#### [Given data]

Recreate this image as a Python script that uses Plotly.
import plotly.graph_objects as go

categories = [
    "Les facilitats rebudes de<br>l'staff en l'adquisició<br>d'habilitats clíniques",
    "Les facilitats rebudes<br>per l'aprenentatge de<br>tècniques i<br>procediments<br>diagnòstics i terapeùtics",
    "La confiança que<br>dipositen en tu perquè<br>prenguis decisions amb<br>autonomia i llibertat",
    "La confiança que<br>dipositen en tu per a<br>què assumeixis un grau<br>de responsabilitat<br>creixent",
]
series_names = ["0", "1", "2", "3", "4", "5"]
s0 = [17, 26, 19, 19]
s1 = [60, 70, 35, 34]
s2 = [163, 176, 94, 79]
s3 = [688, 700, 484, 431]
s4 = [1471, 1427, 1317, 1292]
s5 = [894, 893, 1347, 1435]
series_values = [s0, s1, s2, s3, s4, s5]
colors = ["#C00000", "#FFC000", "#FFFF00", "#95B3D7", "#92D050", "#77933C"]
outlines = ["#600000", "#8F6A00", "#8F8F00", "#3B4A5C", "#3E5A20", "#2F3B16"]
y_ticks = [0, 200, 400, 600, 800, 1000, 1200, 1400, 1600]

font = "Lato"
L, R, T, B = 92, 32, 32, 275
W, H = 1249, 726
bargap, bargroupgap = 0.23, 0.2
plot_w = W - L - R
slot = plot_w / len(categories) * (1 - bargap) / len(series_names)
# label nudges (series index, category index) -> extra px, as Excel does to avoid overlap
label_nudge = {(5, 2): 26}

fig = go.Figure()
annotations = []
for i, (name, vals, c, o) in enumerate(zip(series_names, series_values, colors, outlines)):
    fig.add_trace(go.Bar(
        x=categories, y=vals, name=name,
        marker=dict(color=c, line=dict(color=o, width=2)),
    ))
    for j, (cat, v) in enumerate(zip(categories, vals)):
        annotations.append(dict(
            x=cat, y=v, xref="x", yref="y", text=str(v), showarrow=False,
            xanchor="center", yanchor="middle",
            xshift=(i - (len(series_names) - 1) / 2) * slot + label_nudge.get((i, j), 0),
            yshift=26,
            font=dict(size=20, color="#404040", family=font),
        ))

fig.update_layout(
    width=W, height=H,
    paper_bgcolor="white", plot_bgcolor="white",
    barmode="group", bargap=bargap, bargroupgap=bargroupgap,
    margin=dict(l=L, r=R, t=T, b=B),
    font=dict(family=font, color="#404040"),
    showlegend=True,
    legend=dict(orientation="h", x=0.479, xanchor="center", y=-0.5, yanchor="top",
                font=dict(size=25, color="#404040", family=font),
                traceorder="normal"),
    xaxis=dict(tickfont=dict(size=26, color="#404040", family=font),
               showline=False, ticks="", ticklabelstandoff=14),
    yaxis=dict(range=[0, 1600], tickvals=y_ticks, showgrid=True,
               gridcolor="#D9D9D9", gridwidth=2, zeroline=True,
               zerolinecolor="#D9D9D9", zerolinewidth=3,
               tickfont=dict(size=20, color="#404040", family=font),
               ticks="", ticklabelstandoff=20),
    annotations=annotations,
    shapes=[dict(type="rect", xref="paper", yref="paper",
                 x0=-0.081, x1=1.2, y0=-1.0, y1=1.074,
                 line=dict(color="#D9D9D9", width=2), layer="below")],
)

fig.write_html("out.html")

#### [To do]
Starting at the top of the data above, repeat every line exactly until the line containing "import plotly.graph_objects as go" has been given, then stop.

#### [Full answer]
Recreate this image as a Python script that uses Plotly.
import plotly.graph_objects as go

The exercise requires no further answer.